→ **What the task requires**
Spot each line in the records below where the word "that" occurs, then copy it.

>> Begin Information supplied

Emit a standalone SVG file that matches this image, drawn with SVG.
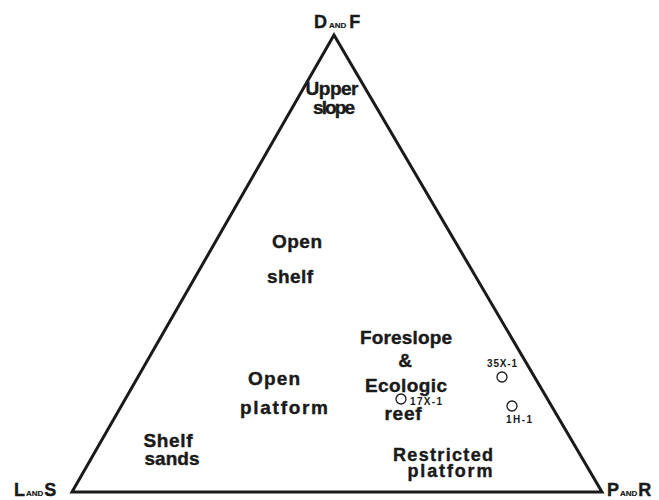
<svg xmlns="http://www.w3.org/2000/svg" width="659" height="500" viewBox="0 0 659 500">
<style>
.lb{font-family:"Liberation Sans",Arial,sans-serif;font-weight:bold;font-size:19px;fill:#1a1a1a;stroke:#1a1a1a;stroke-width:0.4;text-anchor:middle}
.ax{font-family:"Liberation Sans",Arial,sans-serif;font-weight:bold;font-size:18px;fill:#1a1a1a;stroke:#1a1a1a;stroke-width:0.4}
.sm{font-size:8px;stroke-width:0.2}
.pt{font-family:"Liberation Sans",Arial,sans-serif;font-weight:bold;font-size:10px;fill:#1a1a1a}
.c{fill:none;stroke:#1a1a1a;stroke-width:1.3}
</style>
<rect width="659" height="500" fill="#fff"/>
<g id="connectors">
<polygon points="72,492 602,492 334,35" fill="none" stroke="#1a1a1a" stroke-width="3" stroke-linejoin="miter"/>
</g>
<g id="vertex-DF"><text class="ax" x="314" y="28">D<tspan class="sm" dx="2">AND</tspan><tspan dx="3">F</tspan></text></g>
<g id="vertex-LS"><text class="ax" x="14" y="496">L<tspan class="sm" dx="1">AND</tspan><tspan dx="1">S</tspan></text></g>
<g id="vertex-PR"><text class="ax" x="607" y="496">P<tspan class="sm" dx="1">AND</tspan><tspan dx="1">R</tspan></text></g>
<g id="upper-slope">
<text class="lb" x="332" y="95" textLength="53" lengthAdjust="spacing">Upper</text>
<text class="lb" x="334" y="114" textLength="42" lengthAdjust="spacing">slope</text>
</g>
<g id="open-shelf">
<text class="lb" x="297" y="248" textLength="50" lengthAdjust="spacing">Open</text>
<text class="lb" x="290" y="283" textLength="46" lengthAdjust="spacing">shelf</text>
</g>
<g id="open-platform">
<text class="lb" x="274" y="385" textLength="52" lengthAdjust="spacing">Open</text>
<text class="lb" x="284" y="414" textLength="88" lengthAdjust="spacing">platform</text>
</g>
<g id="shelf-sands">
<text class="lb" x="168" y="447" textLength="49" lengthAdjust="spacing">Shelf</text>
<text class="lb" x="172" y="465" textLength="55" lengthAdjust="spacing">sands</text>
</g>
<g id="foreslope-reef">
<text class="lb" x="406" y="344" textLength="92" lengthAdjust="spacing">Foreslope</text>
<text class="lb" x="405" y="367">&amp;</text>
<text class="lb" x="406" y="392" textLength="82" lengthAdjust="spacing">Ecologic</text>
<text class="lb" x="403" y="420" textLength="37" lengthAdjust="spacing">reef</text>
</g>
<g id="restricted-platform">
<text class="lb" x="443" y="461" style="font-size:18px" textLength="100" lengthAdjust="spacing">Restricted</text>
<text class="lb" x="450" y="477" style="font-size:18px" textLength="85" lengthAdjust="spacing">platform</text>
</g>
<g id="sample-17X-1">
<circle class="c" cx="401" cy="399" r="5"/>
<text class="pt" x="410" y="405" textLength="32" lengthAdjust="spacing">17X-1</text>
</g>
<g id="sample-35X-1">
<circle class="c" cx="502" cy="377" r="5"/>
<text class="pt" x="487" y="367" textLength="30" lengthAdjust="spacing">35X-1</text>
</g>
<g id="sample-1H-1">
<circle class="c" cx="512" cy="406" r="5"/>
<text class="pt" x="506" y="423" textLength="26" lengthAdjust="spacing">1H-1</text>
</g>
</svg>
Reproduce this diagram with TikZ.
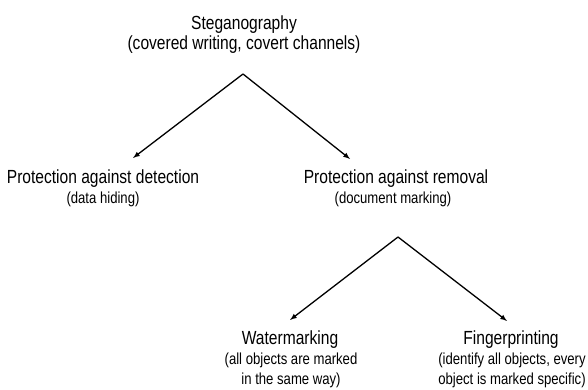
\documentclass[tikz,border=0pt]{standalone}
\usepackage{fontspec}
\setmainfont{Liberation Sans}[FakeStretch=0.82]
\usepackage{tikz}

\tikzset{
  head/.style={font=\fontsize{19}{22}\selectfont, anchor=base, inner sep=0pt},
  note/.style={font=\fontsize{16}{20}\selectfont, anchor=base, align=center, inner sep=0pt}
}

\begin{document}
\begin{tikzpicture}[>=latex, x=1pt, y=1pt, line width=1.3pt]
        \useasboundingbox (0,0) rectangle (588,390);

        \node[head] (steg) at (244,360) {Steganography}; % root
        \node[head] (stegnote) at (244,340) {(covered writing, covert channels)};

        \node[head] (detect) at (103,206) {Protection against detection}; % left
        \node[note] (detectnote) at (103,186) {(data hiding)};

        \node[head] (remove) at (396,206) {Protection against removal}; % right
        \node[note] (removenote) at (393,186) {(document marking)};

        \node[head] (water) at (290,45) {Watermarking};
        \node[note] (waternote) at (291,5) {(all objects are marked\\in the same way)};

        \node[head] (finger) at (511,45) {Fingerprinting};
        \node[note] (fingernote) at (512,5) {(identify all objects, every\\object is marked specific)};

        \coordinate (A) at (243,316); % top apex
        \coordinate (A1) at (133,232);
        \coordinate (A2) at (350,231);

        \coordinate (B) at (398,153); % lower apex
        \coordinate (B1) at (290,70);
        \coordinate (B2) at (507,69);

        \draw [->] (A) -- (A1);
        \draw [->] (A) -- (A2);

        \draw [->] (B) -- (B1);
        \draw [->] (B) -- (B2);
    \end{tikzpicture}
\end{document}
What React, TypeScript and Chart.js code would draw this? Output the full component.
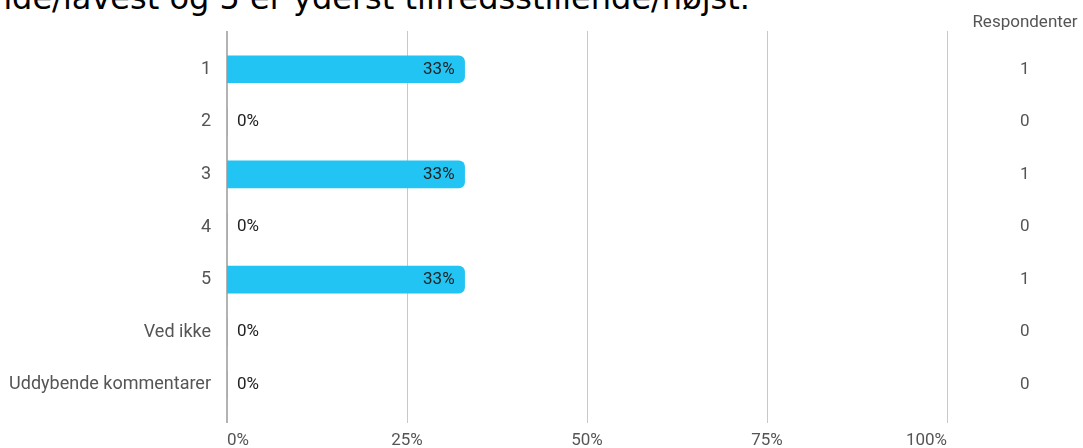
import React, { useEffect, useRef } from "react";
import { Chart, registerables } from "chart.js";

Chart.register(...registerables);

// Survey answers (rating 1-5 plus extras)
const categories = ["1", "2", "3", "4", "5", "Ved ikke", "Uddybende kommentarer"];
const shares = [33, 0, 33, 0, 33, 0, 0];
const respondents = ["1", "0", "1", "0", "1", "0", "0"];
const percentTicks = [0, 25, 50, 75, 100];
const titleText = "nde/lavest og 5 er yderst tilfredsstillende/højst.";
const countHeader = "Respondenter";

const labelFont = { family: "Roboto", size: 17 };
const categoryFont = { family: "Roboto", size: 18 };

// draws the vertical grid lines a little past the category bands, plus labels
const overlayPlugin = {
  id: "overlay",
  beforeDatasetsDraw(chart: any) {
    const { ctx, chartArea, scales } = chart;
    const x = scales.x;
    ctx.save();
    ctx.lineWidth = 1;
    ctx.strokeStyle = "#c8c8c8";
    percentTicks.forEach((t) => {
      if (t === 0) return;
      const px = Math.round(x.getPixelForValue(t)) + 0.5;
      ctx.beginPath();
      ctx.moveTo(px, chartArea.top - 12);
      ctx.lineTo(px, chartArea.bottom + 12);
      ctx.stroke();
    });
    ctx.restore();
  },
  afterDatasetsDraw(chart: any) {
    const { ctx, chartArea, scales } = chart;
    const x = scales.x;
    const y = scales.y;
    ctx.save();
    // y axis line
    ctx.strokeStyle = "#9a9a9a";
    ctx.lineWidth = 1.5;
    const ax = x.getPixelForValue(0);
    ctx.beginPath();
    ctx.moveTo(ax, chartArea.top - 12);
    ctx.lineTo(ax, chartArea.bottom + 12);
    ctx.stroke();

    // value labels
    ctx.font = `${labelFont.size}px ${labelFont.family}`;
    ctx.fillStyle = "#222";
    ctx.textBaseline = "middle";
    shares.forEach((v, i) => {
      const cy = y.getPixelForValue(i);
      const txt = Math.round(v) + "%";
      if (v > 0) {
        ctx.textAlign = "right";
        ctx.fillText(txt, x.getPixelForValue(v) - 10, cy);
      } else {
        ctx.textAlign = "left";
        ctx.fillText(txt, ax + 10, cy);
      }
    });

    // header above the respondent counts
    const y2 = scales.y2;
    ctx.fillStyle = "#555";
    ctx.textAlign = "center";
    ctx.font = `17px Roboto`;
    ctx.fillText(countHeader, y2.left + 78, chartArea.top - 20);
    ctx.restore();
  },
};

const App: React.FC = () => {
  const chartRef = useRef<HTMLCanvasElement>(null);

  useEffect(() => {
    const canvas = chartRef.current;
    if (!canvas) return;
    Chart.getChart(canvas)?.destroy();

    const chart = new Chart(canvas, {
      type: "bar",
      data: {
        labels: categories,
        datasets: [
          {
            label: "Andel",
            data: shares,
            backgroundColor: "#21c4f3",
            barThickness: 27,
            borderRadius: { topLeft: 0, bottomLeft: 0, topRight: 6, bottomRight: 6 },
            borderSkipped: false,
          },
        ],
      },
      options: {
        indexAxis: "y",
        animation: false,
        responsive: false,
        maintainAspectRatio: false,
        layout: { padding: { top: 43, left: 0, right: 0, bottom: 0 } },
        plugins: {
          legend: { display: false },
          tooltip: { enabled: false },
        },
        scales: {
          x: {
            type: "linear",
            min: 0,
            max: 100,
            afterBuildTicks: (scale: any) => {
              scale.ticks = percentTicks.map((v) => ({ value: v }));
            },
            grid: { display: false },
            border: { display: false },
            ticks: {
              align: "inner",
              padding: 12,
              color: "#555",
              font: labelFont,
              callback: (v: any) => v + "%",
            },
            afterFit: (scale: any) => {
              scale.height = 37;
            },
          },
          y: {
            type: "category",
            labels: categories,
            grid: { display: false },
            border: { display: false },
            ticks: { padding: 8, color: "#555", font: categoryFont },
            afterFit: (scale: any) => {
              scale.width = 227;
              scale.paddingTop = 0;
              scale.paddingBottom = 0;
            },
          },
          y2: {
            type: "category",
            position: "right",
            labels: respondents,
            grid: { display: false },
            border: { display: false },
            ticks: { crossAlign: "center", padding: 65, color: "#555", font: labelFont },
            afterFit: (scale: any) => {
              scale.width = 136;
              scale.paddingTop = 0;
              scale.paddingBottom = 0;
            },
          },
        },
      } as any,
      plugins: [overlayPlugin],
    });

    return () => chart.destroy();
  }, []);

  return (
    <div
      style={{
        position: "fixed",
        left: 0,
        top: 0,
        width: 1083,
        height: 448,
        overflow: "hidden",
        background: "#fff",
      }}
    >
      <div
        style={{
          position: "absolute",
          right: 1083 - 750,
          top: -18,
          whiteSpace: "nowrap",
          fontFamily: "'DejaVu Sans'",
          fontSize: 32,
          lineHeight: "32px",
          color: "#000",
        }}
      >
        {titleText}
      </div>
      <canvas
        ref={chartRef}
        width={1083}
        height={448}
        style={{ position: "absolute", left: 0, top: 0 }}
      />
    </div>
  );
};

export default App;
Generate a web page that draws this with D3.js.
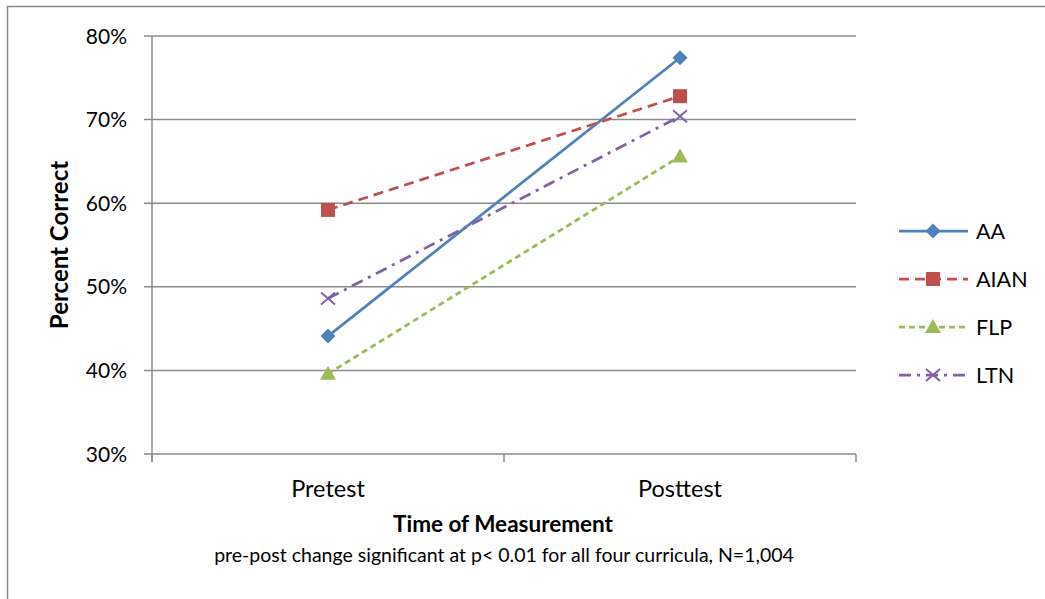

>> End Information supplied

→ **Correct output**
Emit a standalone SVG file that matches this image, drawn with SVG.
Generate a web page that draws this with D3.js.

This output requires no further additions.